BLBI, dibalas Century, dan sebaliknya nanti entah pembalasan apalagi. KPK menyatakan tersangka polisi, langsung polisi menyatakan KPK pelaku kriminal, dan sejarah terulang. Sejarah 65, sejarah paling kelam, belum lagi 98, dan rangkainnya denga kudatuli dan penculikan banyak orang, dan kasus-kasus kecil lainnya, tidak pernah disentuh sama sekali, malah membuka kasus dan menciptakan permasalahan yang enak sekali tanpa diselesaikan, atau pura-pura saja diselesaikan tanpa kejelasan sama sekali.

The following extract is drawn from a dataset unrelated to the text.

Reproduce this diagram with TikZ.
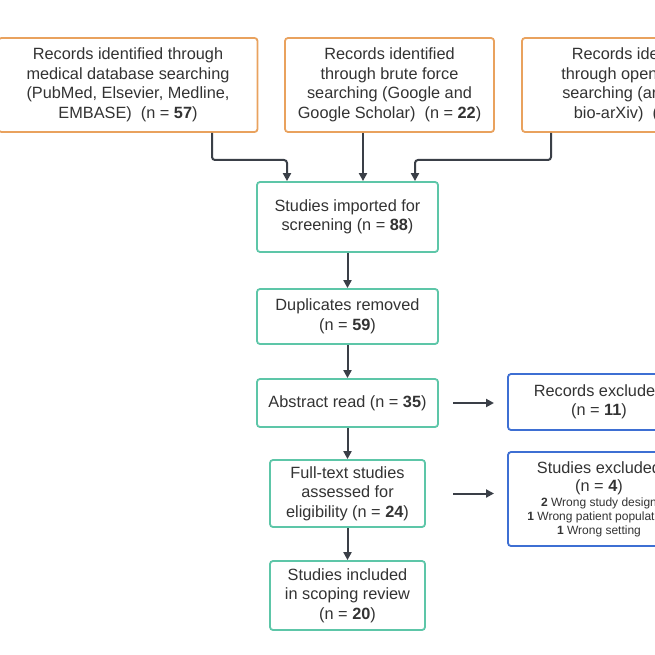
\documentclass[tikz,border=0pt]{standalone}
\usepackage{fontspec}
\setmainfont{Liberation Sans}
\usetikzlibrary{positioning,arrows.meta}
\definecolor{srcorange}{HTML}{E9A25E}
\definecolor{stepteal}{HTML}{5DC6A8}
\definecolor{exblue}{HTML}{3E6FD3}
\definecolor{arrowgray}{HTML}{3A3F47}

\begin{document}
\begin{tikzpicture}[x=1pt,y=-1pt,
  box/.style={draw,line width=1.8pt,rounded corners=3pt,align=center,inner sep=1pt,
    font=\fontsize{16.3}{19.5}\selectfont,text=black!80},
  src/.style={box,draw=srcorange,minimum height=94pt},
  stage/.style={box,draw=stepteal},
  excl/.style={box,draw=exblue},
  flow/.style={draw=arrowgray,line width=2pt,-{Triangle[length=8pt,width=8pt]}}]
\useasboundingbox (0,0) rectangle (655,655);
\clip (0,0) rectangle (655,655);
\fill[white] (0,0) rectangle (655,655);

% sources
\node[src,minimum width=259pt] (medical) at (128,85) {Records identified through\\medical database searching\\(PubMed, Elsevier, Medline,\\EMBASE)\ \ (n = \textbf{57})};
\node[src,minimum width=209pt] (brute) at (389.5,85) {Records identified\\through brute force\\searching (Google and\\Google Scholar)\ \ (n = \textbf{22})};
\node[src,minimum width=230pt] (open) at (637,85) {Records identified\\through open access\\searching (arXiv and\\bio-arXiv)\ \ (n = \textbf{9})};

% main flow
\node[stage,minimum width=181pt,minimum height=70pt] (imported) at (347.5,217) {Studies imported for\\screening (n = \textbf{88})};
\node[stage,minimum width=181pt,minimum height=55pt] (dupl) at (347.5,316.5) {Duplicates removed\\(n = \textbf{59})};
\node[stage,minimum width=181pt,minimum height=48pt] (abstract) at (347.5,403) {Abstract read (n = \textbf{35})};
\node[stage,minimum width=155pt,minimum height=67pt] (fulltext) at (347.5,493.5) {Full-text studies\\assessed for\\eligibility (n = \textbf{24})};
\node[stage,minimum width=155pt,minimum height=69pt] (included) at (347.5,595.5) {Studies included\\in scoping review\\(n = \textbf{20})};

% exclusions
\node[excl,minimum width=182pt,minimum height=56pt] (recex) at (599,402) {Records excluded\\(n = \textbf{11})};
\node[excl,minimum width=182pt,minimum height=94pt,font=\fontsize{16.3}{18}\selectfont] (studex) at (599,499)
  {Studies excluded\\(n = \textbf{4})\\[-3pt]{\fontsize{12}{13}\selectfont\textbf{2} Wrong study design}\\[-4pt]{\fontsize{12}{13}\selectfont\textbf{1} Wrong patient population}\\[-4pt]{\fontsize{12}{13}\selectfont\textbf{1} Wrong setting}};

\coordinate (medin) at (287,0);
\coordinate (openin) at (415,0);
\coordinate (sidefrom) at (453,0);
\coordinate (sideto) at (494,0);
\draw[flow,rounded corners=3pt] (212,0 |- medical.south) -- (212,160) -- (287,160) -- (medin |- imported.north);
\draw[flow] (brute.south -| 363,0) -- (imported.north -| 363,0);
\draw[flow,rounded corners=3pt] (551,0 |- open.south) -- (551,160) -- (415,160) -- (openin |- imported.north);
\draw[flow] (imported) -- (dupl);
\draw[flow] (dupl) -- (abstract);
\draw[flow] (abstract) -- (fulltext);
\draw[flow] (fulltext) -- (included);
\draw[flow] (sidefrom |- abstract.east) -- (sideto |- abstract.east);
\draw[flow] (sidefrom |- fulltext.east) -- (sideto |- fulltext.east);
\end{tikzpicture}
\end{document}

Alangkah elok sebagai bangsa yang besar memiliki hati yang besar untuk mengakui kesalahan di masa lampau untuk menatap masa depan dengan gemilang. Sekarang mana ada pejabat yang bersih total, karena korupsi bukan hanya keinginan, bisa pula karena rivalitas dan menjatuhkan orang lain dengan gelontoran dana yang lagi-lagi siluman. Mencari orang bersih sebagaimana idealnya masih perjuangan karena memang pabriknya kemarin rusak, berkarat, dan bocor di sana-sini maka hasilnya bisa dimaklumi kalau belum baik. Perbuahan dimulai dengan perbaikan dengan sarana dan sumber daya manusia yang telah ada dulu, yang tebaik dari yang terjelek sepanjang belum ada yang terbaik dari yang baik, dari pada selalu mencari-cari dan tidak ketemu. Kapan akan berubah?